Dive Brief:
- The Food and Drug Administration issued final guidance on medical device interoperability, paving the way for hospitals and other consumers to discern how specific devices share data.
- The 21-page document, released Tuesday, discusses specific considerations for developing and designing interoperable devices, as well as the content of premarket submissions and labeling for such devices.
- Manufacturers submitting applications up to 60 days after the guidance’s publication will not be expected to comply with the recommendations. However, the agency will review any such information if submitted, the guidance says.
Dive Insight:
Specifically, the FDA wants device makers to treat interoperability as an key objective of medical device design. Companies should perform appropriate verification, validation and risk-management activities and specify any functional, performance and interface characteristics that are relevant to the end user.
“FDA’s first concern, of course, is safety,” Bakul Patel, associate director for digital health in FDA’s Center for Devices and Radiological Health, wrote in the FDA Voice blog. “Errors and inadequate interoperability, such as differences in units of measure (e.g., pounds vs. kilograms) can occur in devices connected to a data exchange system.”

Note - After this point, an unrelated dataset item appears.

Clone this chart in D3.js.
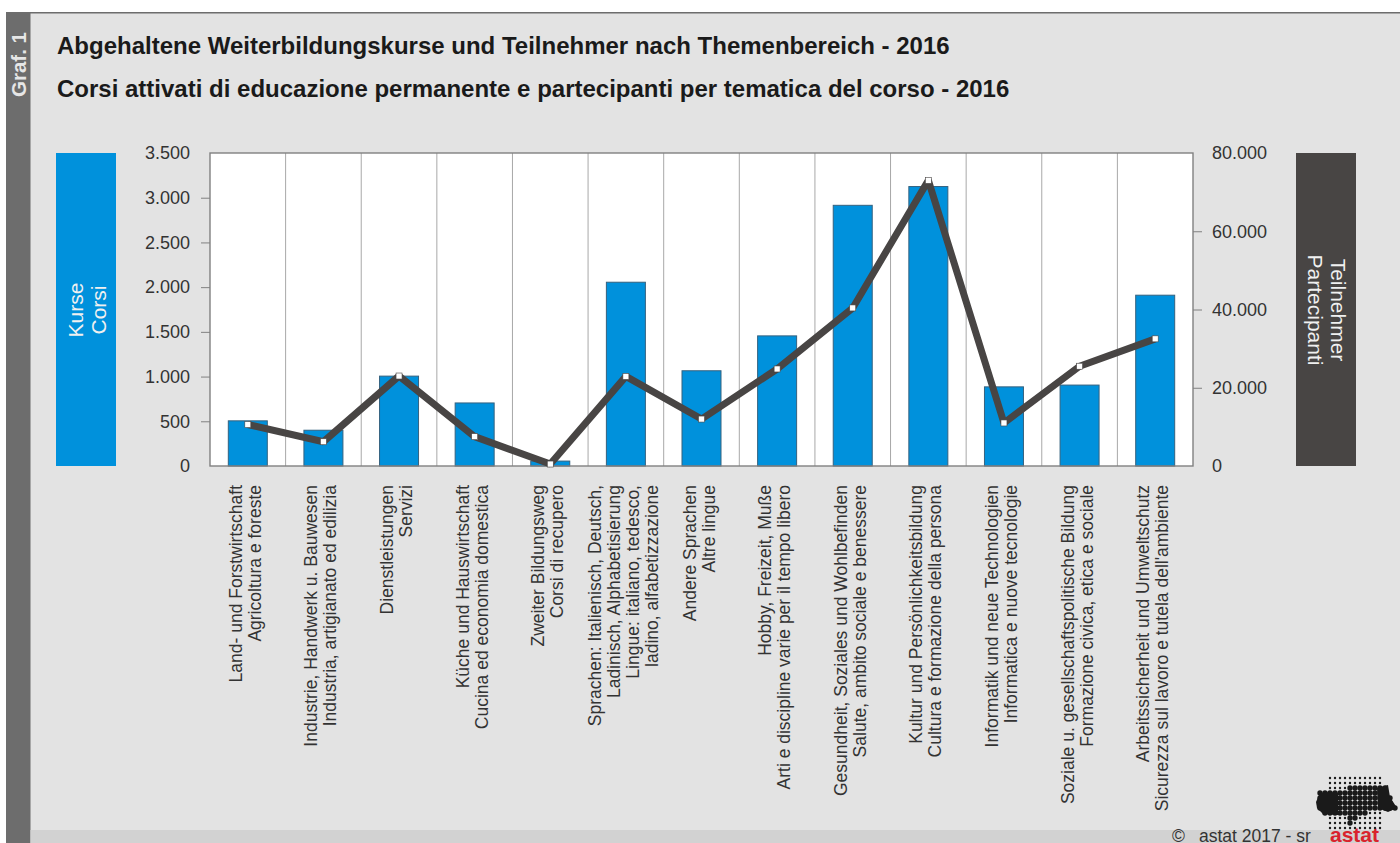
<!DOCTYPE html>
<html>
<head>
<meta charset="utf-8">
<script src="https://cdn.jsdelivr.net/npm/d3@7"></script>
<style>
  html, body { margin: 0; padding: 0; background: #fff; overflow: hidden; }
  text { font-family: "Liberation Sans", Arial, sans-serif; }
</style>
</head>
<body>
<div class="canvas"></div>
<script>
const titles = [
  "Abgehaltene Weiterbildungskurse und Teilnehmer nach Themenbereich - 2016",
  "Corsi attivati di educazione permanente e partecipanti per tematica del corso - 2016"
];
const categories = [
  ["Land- und Forstwirtschaft", "Agricoltura e foreste"],
  ["Industrie, Handwerk u. Bauwesen", "Industria, artigianato ed edilizia"],
  ["Dienstleistungen", "Servizi"],
  ["Küche und Hauswirtschaft", "Cucina ed economia domestica"],
  ["Zweiter Bildungsweg", "Corsi di recupero"],
  ["Sprachen: Italienisch, Deutsch,", "Ladinisch, Alphabetisierung", "Lingue: italiano, tedesco,", "ladino, alfabetizzazione"],
  ["Andere Sprachen", "Altre lingue"],
  ["Hobby, Freizeit, Muße", "Arti e discipline varie per il tempo libero"],
  ["Gesundheit, Soziales und Wohlbefinden", "Salute, ambito sociale e benessere"],
  ["Kultur und Persönlichkeitsbildung", "Cultura e formazione della persona"],
  ["Informatik und neue Technologien", "Informatica e nuove tecnologie"],
  ["Soziale u. gesellschaftspolitische Bildung", "Formazione civica, etica e sociale"],
  ["Arbeitssicherheit und Umweltschutz", "Sicurezza sul lavoro e tutela dell'ambiente"]
];
const kurse = [505, 400, 1005, 705, 55, 2055, 1065, 1455, 2915, 3125, 885, 905, 1910];
const teilnehmer = [10600, 6200, 23000, 7500, 500, 22900, 12000, 24800, 40400, 73000, 11000, 25500, 32500];
const leftTicks = [0, 500, 1000, 1500, 2000, 2500, 3000, 3500];
const rightTicks = [0, 20000, 40000, 60000, 80000];

const width = 1400;
const height = 843;
const margin = ({ top: 153, right: 207, bottom: 377, left: 210 });
const blue = "#0091dc";
const dark = "#484544";
const tickGrey = "#808080";
const textColor = "#333";

const fmt = d => d3.format(",")(d).replace(/,/g, ".");

const svg = d3.select(".canvas").append("svg")
  .attr("width", width)
  .attr("height", height)
  .attr("viewBox", [0, 0, width, height])
  .style("display", "block");

// panel
svg.append("rect").attr("x", 6).attr("y", 13).attr("width", width - 6).attr("height", height - 13).attr("fill", "#e3e3e3");
svg.append("rect").attr("x", 6).attr("y", 12).attr("width", width - 6).attr("height", 1.5).attr("fill", "#6d6d6d");
svg.append("rect").attr("x", 6).attr("y", 13).attr("width", 24.5).attr("height", height - 13).attr("fill", "#6d6d6d");
svg.append("rect").attr("x", 30.5).attr("y", 830).attr("width", width - 30.5).attr("height", 13).attr("fill", "#d2d2d2");

svg.append("text")
  .attr("transform", "translate(26,97) rotate(-90)")
  .attr("font-size", 20.5).attr("font-weight", "bold").attr("fill", "#e6e6e6")
  .text("Graf. 1");

svg.selectAll(".title")
  .data(titles)
  .join("text")
  .attr("class", "title")
  .attr("x", 57)
  .attr("y", (d, i) => 54 + i * 43)
  .attr("font-size", 24)
  .attr("font-weight", "bold")
  .attr("fill", "#1a1a1a")
  .text(d => d);

// scales
const x = d3.scaleBand()
  .domain(d3.range(categories.length))
  .range([margin.left, width - margin.right]);
const yLeft = d3.scaleLinear().domain([0, 3500]).range([height - margin.bottom, margin.top]);
const yRight = d3.scaleLinear().domain([0, 80000]).range([height - margin.bottom, margin.top]);
const barWidth = 39;

// plot
svg.append("rect")
  .attr("x", margin.left).attr("y", margin.top)
  .attr("width", width - margin.left - margin.right)
  .attr("height", height - margin.top - margin.bottom)
  .attr("fill", "#fff");

svg.selectAll(".sep")
  .data(d3.range(1, categories.length))
  .join("line")
  .attr("class", "sep")
  .attr("x1", d => x(d)).attr("x2", d => x(d))
  .attr("y1", margin.top).attr("y2", height - margin.bottom)
  .attr("stroke", "#a8a8a8").attr("stroke-width", 1);

svg.selectAll(".bar")
  .data(kurse)
  .join("rect")
  .attr("class", "bar")
  .attr("x", (d, i) => x(i) + x.bandwidth() / 2 - barWidth / 2)
  .attr("y", d => yLeft(d))
  .attr("width", barWidth)
  .attr("height", d => yLeft(0) - yLeft(d))
  .attr("fill", blue)
  .attr("stroke", "#35627f").attr("stroke-width", 1);

svg.append("rect")
  .attr("x", margin.left).attr("y", margin.top)
  .attr("width", width - margin.left - margin.right)
  .attr("height", height - margin.top - margin.bottom)
  .attr("fill", "none").attr("stroke", tickGrey).attr("stroke-width", 1.4);

// axes
const axisLeft = d3.axisLeft(yLeft).tickValues(leftTicks).tickFormat(fmt).tickSize(9).tickPadding(11);
const axisRight = d3.axisRight(yRight).tickValues(rightTicks).tickFormat(fmt).tickSize(9).tickPadding(10);
[[axisLeft, margin.left, leftTicks], [axisRight, width - margin.right, rightTicks]].forEach(([a, tx, vals]) => {
  const g = svg.append("g").attr("transform", `translate(${tx},0)`).call(a);
  g.select(".domain").remove();
  // first and last tick have a label only, no tick mark
  g.selectAll(".tick line")
    .attr("stroke", tickGrey).attr("stroke-width", 1)
    .attr("display", d => (d === vals[0] || d === vals[vals.length - 1]) ? "none" : null);
  g.selectAll("text").attr("font-size", 18).attr("fill", textColor)
    .style("font-family", '"Liberation Sans", Arial, sans-serif');
});

// line
const line = d3.line().x((d, i) => x(i) + x.bandwidth() / 2).y(d => yRight(d));
svg.append("path")
  .datum(teilnehmer)
  .attr("d", line)
  .attr("fill", "none")
  .attr("stroke", dark)
  .attr("stroke-width", 7)
  .attr("stroke-linejoin", "bevel");

svg.selectAll(".pt")
  .data(teilnehmer)
  .join("rect")
  .attr("class", "pt")
  .attr("x", (d, i) => x(i) + x.bandwidth() / 2 - 3)
  .attr("y", d => yRight(d) - 3)
  .attr("width", 6).attr("height", 6)
  .attr("fill", "#fff").attr("stroke", dark).attr("stroke-width", 0.6);

// category labels
const labels = svg.selectAll(".cat")
  .data(categories)
  .join("g")
  .attr("class", "cat")
  .attr("transform", (d, i) => `translate(${x(i) + x.bandwidth() / 2},485)`);

labels.selectAll("text")
  .data(d => d.map((t, j) => ({ t, off: (j - (d.length - 1) / 2) * 19 })))
  .join("text")
  .attr("transform", d => `translate(${d.off + 3.5},0) rotate(-90)`)
  .attr("text-anchor", "end")
  .attr("font-size", 17.5)
  .attr("fill", textColor)
  .text(d => d.t);

// side boxes
const sideBox = (bx, fill, lines, baselines, rot) => {
  svg.append("rect").attr("x", bx).attr("y", 153).attr("width", 60).attr("height", 313).attr("fill", fill);
  svg.selectAll(null)
    .data(lines)
    .join("text")
    .attr("transform", (d, i) => `translate(${baselines[i]},310) rotate(${rot})`)
    .attr("text-anchor", "middle")
    .attr("font-size", 21)
    .attr("fill", "#f0f0f0")
    .text(d => d);
};
sideBox(56, blue, ["Kurse", "Corsi"], [83, 106], -90);
sideBox(1296, dark, ["Teilnehmer", "Partecipanti"], [1331, 1308], 90);

// footer
svg.append("text").attr("x", 1172).attr("y", 842).attr("font-size", 17.5).attr("fill", "#333").text("©");
svg.append("text").attr("x", 1199).attr("y", 842).attr("font-size", 17.5).attr("fill", "#333").text("astat 2017 - sr");
svg.append("text")
  .attr("x", 1330).attr("y", 842)
  .attr("font-size", 21).attr("font-weight", "bold").attr("fill", "#d9232d")
  .text("astat");

// logo: small dot grid, larger dots inside the province outline
const logo = svg.append("g");
const outline = [[1316, 802], [1320, 793], [1330, 792], [1340, 793], [1347, 788], [1377, 788], [1388, 785], [1390, 797],
  [1397, 808], [1388, 812], [1377, 808], [1367, 815], [1357, 818], [1353, 828], [1348, 828], [1347, 818], [1337, 816],
  [1323, 814], [1317, 808]];
const west = [[1316, 802], [1320, 793], [1330, 792], [1338, 793], [1338, 815], [1323, 814], [1317, 808]];
const east = [[1377, 788], [1388, 785], [1390, 797], [1397, 808], [1388, 812], [1378, 808]];
const gx = d3.range(1315, 1399, 5);
const gy = d3.range(778, 830, 5);
const dots = d3.cross(gx, gy).map(([px, py]) => ({ px, py, inside: d3.polygonContains(outline, [px, py]) }))
  .filter(d => d.inside || (d.px >= 1330 && d.px <= 1380));
logo.selectAll("circle")
  .data(dots)
  .join("circle")
  .attr("cx", d => d.px).attr("cy", d => d.py)
  .attr("r", d => d.inside ? 2.7 : 1.2)
  .attr("fill", "#1a1a1a");
logo.selectAll("path")
  .data([west, east])
  .join("path")
  .attr("d", d => "M" + d.join("L") + "Z")
  .attr("fill", "#1a1a1a");
</script>
</body>
</html>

The guidance encourages the use of published consensus standards that support interoperability of device interfaces, but says manufacturers may use their own design preferences instead. Either way, the potential for problems can be reduced by openly sharing the functional, performance and interface requirements with all users.
The need for better medical device interoperability was underscored in a recent opinion piece in the Harvard Business Review. While hospitals are eager to adopt cutting-edge equipment, gaps in interoperability undermine the benefits technologies can bring, both in terms of data exchange and clinical care, researchers at Johns Hopkins wrote.

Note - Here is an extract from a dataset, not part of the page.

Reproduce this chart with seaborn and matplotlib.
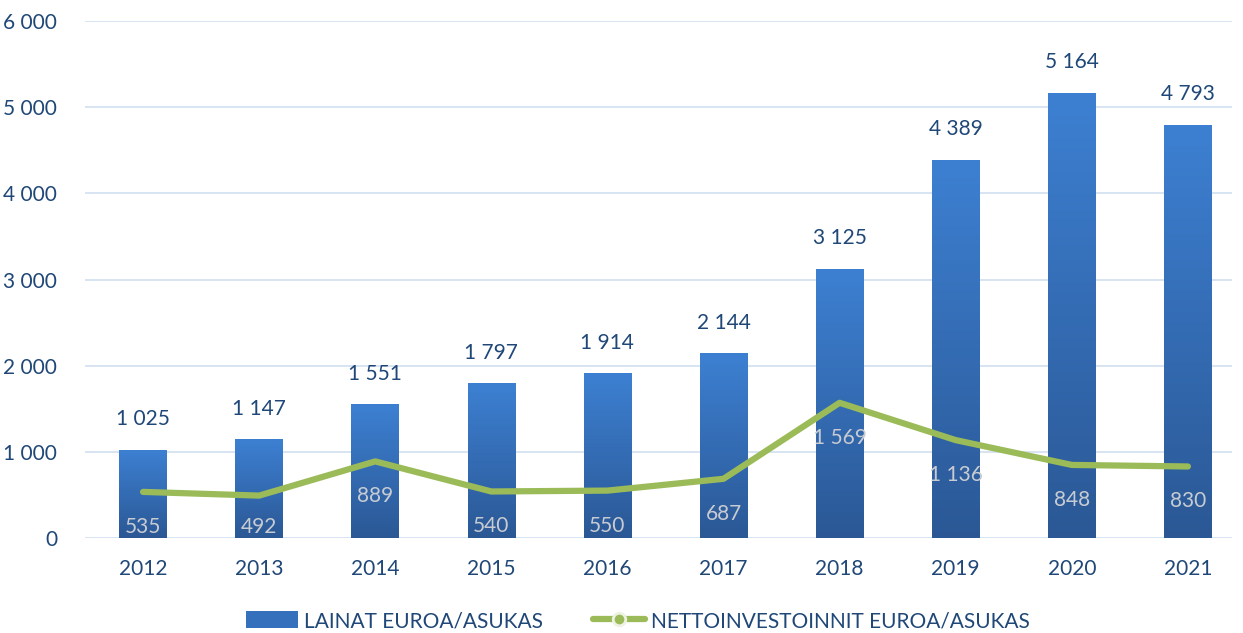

They urged hospitals to exert their purchasing power on vendors to embrace interoperability and suggested vendors offer interoperable components that support a particular aspect of patient care.
Interoperability is also an issue in scaling up digital health tools. “We could have the best tire ever, but if it’s not going to fit on the car, it doesn’t really help anybody,” Frederick A. Browne, an infectious disease specialist and vice president of medical affairs at Griffin Hospital in Derby, Conn., told Healthcare Blog in June. The same goes for healthcare — ultimately, it needs to sync with everything else.